1) The P99 does take some time to get used to navigating and tuning with. I think using the remote helps alot. I just need to figure out a better mounting solution for that remote now.  I like the remote alot.

2) The knobs on the P99 IMO, are just too small/flush to be very usable all the time. They look cool/sleek, but not the most user friendly IMO.

3) Tuning capabilty/SQ, I don't yet feel there's anything lacking here.

4) iPod/iPhone integration - one of the reasons I like the P99 is that it bypasses the DAC in the iPod/iPhone. The UI is pretty typical for a single DIN, which is to say acceptable. I kinda wished the Pilot had space for double DIN, both for iPod interface/usability, and so I could have omitted the mirror monitor, keeping the system up front simpler. However, I would have needed an outboard DSP. All tradeoffs.


----------



## crxsir121 (Oct 18, 2006)

Just curious, how you ran rear fill with that pioneer deck? I know it has 4 preouts just for high,mid,midbass and sub outs. No rear rca preout...


----------



## thehatedguy (May 4, 2007)

Why the shielded midbasses?


----------



## screamatamonkey (May 15, 2009)

simplicityinsound said:


> this is whats on my computer desk
> 
> going into a car starting next week, followed by another 6to8 install after that


So sexy!  I can't wait!


----------



## shinjohn (Feb 8, 2006)

crxsir121 said:


> Just curious, how you ran rear fill with that pioneer deck? I know it has 4 preouts just for high,mid,midbass and sub outs. No rear rca preout...


Rear is run off of the "mid" output.
All outputs have independent adjustment for level, crossovers, time alignment, phase, and EQ so it didn't matter much whether I used the "mid" or "low" for the rear speakers. "Low" has more adjustability wrt gain so that's why I elected to use it for the front mid-bass. And in the future if I do decide to try 3-way, I don't have to swap around the outputs. 



thehatedguy said:


> Why the shielded midbasses?


Because I got them from Madisound for $200 for the pair.  They have been NIB sitting on my garage shelf waiting for this install.  There was room to fit them in the doors without debucking too.


----------



## bertholomey (Dec 27, 2007)

shinjohn said:


> Oops, a couple more quick comments on this.
> 
> 1) The P99 does take some time to get used to navigating and tuning with. I think using the remote helps alot. I just need to figure out a better mounting solution for that remote now.  I like the remote alot.
> 
> 2) The knobs on the P99 IMO, are just too small/flush to be very usable all the time. They look cool/sleek, but not the most user friendly IMO.

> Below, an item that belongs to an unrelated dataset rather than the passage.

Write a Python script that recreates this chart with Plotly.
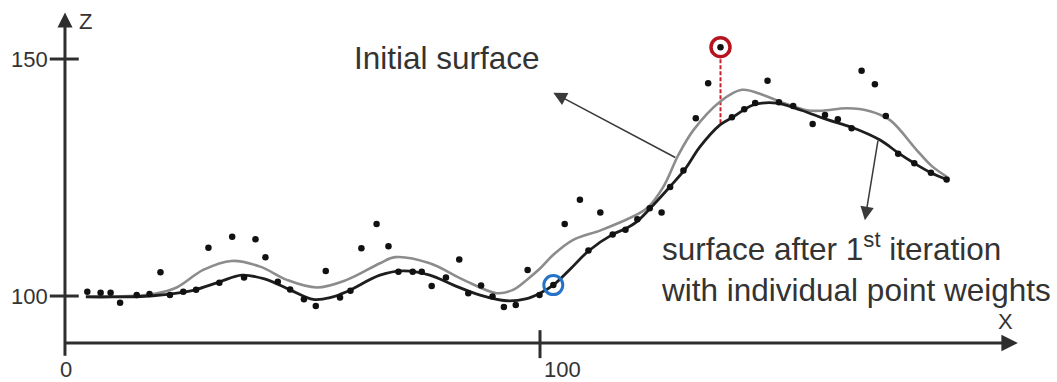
import numpy as np
import plotly.graph_objects as go

# Measured terrain points (X, Z)
point_x = [4.7, 7.5, 9.6, 11.6, 15.1, 17.8, 20.1, 22.1, 24.9, 27.6, 30.2, 32.5, 35.2, 37.7,
           40.1, 42.2, 44.8, 47.4, 50.3, 52.8, 54.9, 57.9, 60.1, 62.4, 65.6, 68.1, 70.2,
           73.2, 75.1, 77.2, 80.2, 83.0, 84.9, 87.6, 90.0, 92.4, 94.9, 97.4, 99.9, 102.8,
           105.2, 108.4, 110.2, 112.7, 115.3, 118.0, 120.5, 123.1, 125.6, 127.4, 130.2,
           132.8, 135.4, 138.0, 140.4, 143.0, 145.3, 147.9, 150.3, 153.3, 157.4, 160.0,
           162.7, 165.6, 167.7, 170.5, 172.8, 175.4, 178.8, 182.3, 185.6]
point_z = [100.9, 100.7, 100.7, 98.6, 100.2, 100.4, 105.0, 100.2, 100.9, 101.3, 110.2, 102.8,
           112.5, 103.9, 112.0, 108.2, 103.0, 101.4, 99.3, 97.9, 105.3, 99.7, 101.1, 110.1,
           115.2, 110.5, 105.1, 105.1, 105.1, 102.1, 103.9, 107.7, 100.6, 102.2, 99.9, 97.7,
           98.1, 105.5, 100.2, 102.3, 115.2, 120.3, 109.6, 117.6, 113.0, 114.0, 116.2, 118.5,
           117.6, 123.0, 126.5, 137.5, 144.9, 152.5, 137.7, 139.4, 140.7, 145.4, 140.9, 140.1,
           136.3, 138.2, 137.3, 135.4, 147.5, 144.7, 138.0, 130.0, 128.0, 126.0, 124.6]

# Initial surface profile
initial_x = [4.4, 10, 16, 18.6, 23.5, 29.1, 35.1, 41.1, 46.7, 53, 59.3, 66.3, 69.5, 76.8,
             83.9, 90.9, 94.3, 97.2, 100, 102.7, 106.9, 112.6, 116.8, 122.5, 126.0, 129.1,
             132.3, 137.9, 142.5, 147.0, 150.5, 156.1, 159.5, 164.6, 169.5, 173.7, 179.3,
             182.5, 185.6]
initial_z = [99.9, 99.9, 100.1, 100.4, 101.8, 105.5, 107.4, 106.2, 103.4, 101.8, 103.4, 106.9,
             108.2, 106.9, 103.4, 100.6, 101.3, 103.4, 105.8, 108.6, 111.8, 113.8, 115.5,
             118.5, 123.1, 129.7, 135.0, 141.0, 143.5, 142.4, 141.0, 139.2, 139.1, 139.6,
             139.0, 137.1, 130.8, 127.4, 125.2]

# Surface after the first weighted iteration
iter_x = [4.4, 10, 16, 21, 27, 32.6, 37.2, 42, 47.4, 52.3, 56, 59.3, 66.3, 71.2, 76.8, 81.8,
          87.4, 93, 97, 100, 102.8, 106.5, 110.2, 115.3, 118.0, 120.4, 123.2, 127.4, 130.5,
          133.7, 137.9, 140.7, 144.9, 149.8, 155, 160.5, 165.6, 171.6, 175.4, 178.8, 182.3,
          185.6]
iter_z = [99.8, 99.8, 99.9, 100.3, 101.2, 103.0, 104.4, 103.6, 101.3, 99.3, 99.7, 100.9,
          104.4, 105.3, 104.4, 102.3, 100.2, 99.0, 99.4, 100.6, 102.3, 105.8, 109.5, 113.0,
          114.2, 115.7, 118.5, 123.1, 126.7, 131.5, 136.1, 137.8, 140.3, 140.7, 139.2, 137.2,
          135.6, 132.9, 130.2, 128.0, 126.0, 124.6]

# Highlighted points
outlier_x, outlier_z = 138.0, 152.5
ground_x, ground_z = 102.8, 102.3

x_ticks = [0, 100]
x_tick_labels = ["0", "100"]
z_ticks = [100, 150]
z_tick_labels = ["100", "150"]

# Axis extents
x_axis_end = 200.6
z_axis_base = 90.1
z_axis_end = 159.8

FONT = "Arial, Liberation Sans, sans-serif"
AXIS_COLOR = "#2e2e2e"
TEXT_COLOR = "#333333"

fig = go.Figure()

# residual of the outlier down to the iterated surface
outlier_foot = float(np.interp(outlier_x, iter_x, iter_z))
fig.add_trace(go.Scatter(x=[outlier_x, outlier_x], y=[outlier_z, outlier_foot], mode="lines",
                         line=dict(color="#c8202a", width=2, dash="4px,2px"),
                         hoverinfo="skip", showlegend=False))

fig.add_trace(go.Scatter(x=initial_x, y=initial_z, mode="lines",
                         line=dict(color="#8c8c8c", width=2.6, shape="spline", smoothing=1.0),
                         showlegend=False))
fig.add_trace(go.Scatter(x=iter_x, y=iter_z, mode="lines",
                         line=dict(color="#1e1e1e", width=2.8, shape="spline", smoothing=1.0),
                         showlegend=False))

# outlier ring
fig.add_trace(go.Scatter(x=[outlier_x], y=[outlier_z], mode="markers",
                         marker=dict(symbol="circle", size=19, color="white",
                                     line=dict(color="#b5141e", width=3.5)),
                         showlegend=False))
# ground point ring
fig.add_trace(go.Scatter(x=[ground_x], y=[ground_z], mode="markers",
                         marker=dict(symbol="circle-open", size=19, color="#2473c8",
                                     line=dict(color="#2473c8", width=3)),
                         showlegend=False))

fig.add_trace(go.Scatter(x=point_x, y=point_z, mode="markers",
                         marker=dict(size=6.5, color="#111111"), showlegend=False))

shapes = []
# tick marks
for zt in z_ticks:
    shapes.append(dict(type="line", xref="x", yref="y", x0=-3.2, x1=2.9, y0=zt, y1=zt,
                       line=dict(color=AXIS_COLOR, width=3)))
for xt in x_ticks[1:]:
    shapes.append(dict(type="line", xref="x", yref="y", x0=xt, x1=xt, y0=86.9, y1=92.8,
                       line=dict(color=AXIS_COLOR, width=3)))

annotations = []
# axes with arrow heads
annotations.append(dict(x=x_axis_end, y=z_axis_base, ax=-0.2, ay=z_axis_base,
                        xref="x", yref="y", axref="x", ayref="y", text="", showarrow=True,
                        arrowhead=2, arrowsize=1.1, arrowwidth=3, arrowcolor=AXIS_COLOR,
                        standoff=0))
annotations.append(dict(x=0, y=z_axis_end, ax=0, ay=87.1,
                        xref="x", yref="y", axref="x", ayref="y", text="", showarrow=True,
                        arrowhead=2, arrowsize=1.0, arrowwidth=3, arrowcolor=AXIS_COLOR,
                        standoff=0))

# tick labels
for zt, lab in zip(z_ticks, z_tick_labels):
    annotations.append(dict(x=-3.2, y=zt, xref="x", yref="y", text=lab, showarrow=False,
                            xanchor="right", yanchor="middle",
                            font=dict(family=FONT, size=22, color=TEXT_COLOR)))
annotations.append(dict(x=0.3, y=84.6, xref="x", yref="y", text=x_tick_labels[0],
                        showarrow=False, xanchor="center", yanchor="middle", borderpad=0,
                        font=dict(family=FONT, size=22, color=TEXT_COLOR)))
annotations.append(dict(x=104.8, y=84.6, xref="x", yref="y", text=x_tick_labels[1],
                        showarrow=False, xanchor="center", yanchor="middle", borderpad=0,
                        font=dict(family=FONT, size=22, color=TEXT_COLOR)))
annotations.append(dict(x=2.5, y=158.0, xref="x", yref="y", text="Z", showarrow=False,
                        xanchor="left", yanchor="middle",
                        font=dict(family=FONT, size=22, color=TEXT_COLOR)))
annotations.append(dict(x=197.9, y=94.6, xref="x", yref="y", text="X", showarrow=False,
                        xanchor="center", yanchor="middle",
                        font=dict(family=FONT, size=22, color=TEXT_COLOR)))

# callouts
init_tail_x = 128.8
annotations.append(dict(x=102.8, y=142.9, ax=init_tail_x,
                        ay=float(np.interp(init_tail_x, initial_x, initial_z)),
                        xref="x", yref="y", axref="x", ayref="y", text="", showarrow=True,
                        arrowhead=2, arrowsize=1.8, arrowwidth=1.5, arrowcolor="#3a3a3a",
                        standoff=0))
iter_tail_x = 171.2
annotations.append(dict(x=168.4, y=116.0, ax=iter_tail_x,
                        ay=float(np.interp(iter_tail_x, iter_x, iter_z)),
                        xref="x", yref="y", axref="x", ayref="y", text="", showarrow=True,
                        arrowhead=2, arrowsize=1.8, arrowwidth=1.5, arrowcolor="#3a3a3a",
                        standoff=0))
annotations.append(dict(x=80.5, y=150.3, xref="x", yref="y", text="Initial surface",
                        showarrow=False, xanchor="center", yanchor="middle",
                        font=dict(family=FONT, size=31.5, color=TEXT_COLOR)))
annotations.append(dict(x=125.1, y=106.1, xref="x", yref="y",
                        text="surface after 1<sup>st</sup> iteration<br>with individual point weights",
                        showarrow=False, xanchor="left", yanchor="middle", align="left",
                        font=dict(family=FONT, size=31.5, color=TEXT_COLOR)))

fig.update_layout(
    width=1057, height=382,
    margin=dict(l=0, r=0, t=0, b=0),
    paper_bgcolor="white", plot_bgcolor="white",
    xaxis=dict(range=[-13.68, 208.84], visible=False, fixedrange=True),
    yaxis=dict(range=[81.86, 162.45], visible=False, fixedrange=True),
    shapes=shapes, annotations=annotations,
    showlegend=False,
)

fig.write_html("out.html")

I like the remote as well. The only button I use on the face is eject - helps to keep the black polished face clean. My bimmer steering wheel seems to have been made for this remote (or vice versa ) It's going to be a lot more challenging to find a good place for yours.


----------



## shinjohn (Feb 8, 2006)

bertholomey said:


> I like the remote as well. The only button I use on the face is eject - helps to keep the black polished face clean. My bimmer steering wheel seems to have been made for this remote (or vice versa ) It's going to be a lot more challenging to find a good place for yours.


Yeah, Bing originally mounted the remote to my steering wheel like that but:
a) the remote doesn't fit as neatly to my steering wheel; it's actually too tight to fit where I want it with that strap mount. (it has to tilt out toward me a bit)
b) I hate the feeling of those straps on the outside of the wheel when I'm driving. Just can't live with it that way.


----------



## Rudeboy (Oct 16, 2005)

simplicityinsound said:


> bfoto: i think i will attack another sound proofing on a pilot. now that i have had one under my belt i know what to expect. i would much rather do it as part of a bigger install though, because sound proofing alone is to me, one of hte most mind numbing patience testing and least favorite part of my daily routine (sorry don )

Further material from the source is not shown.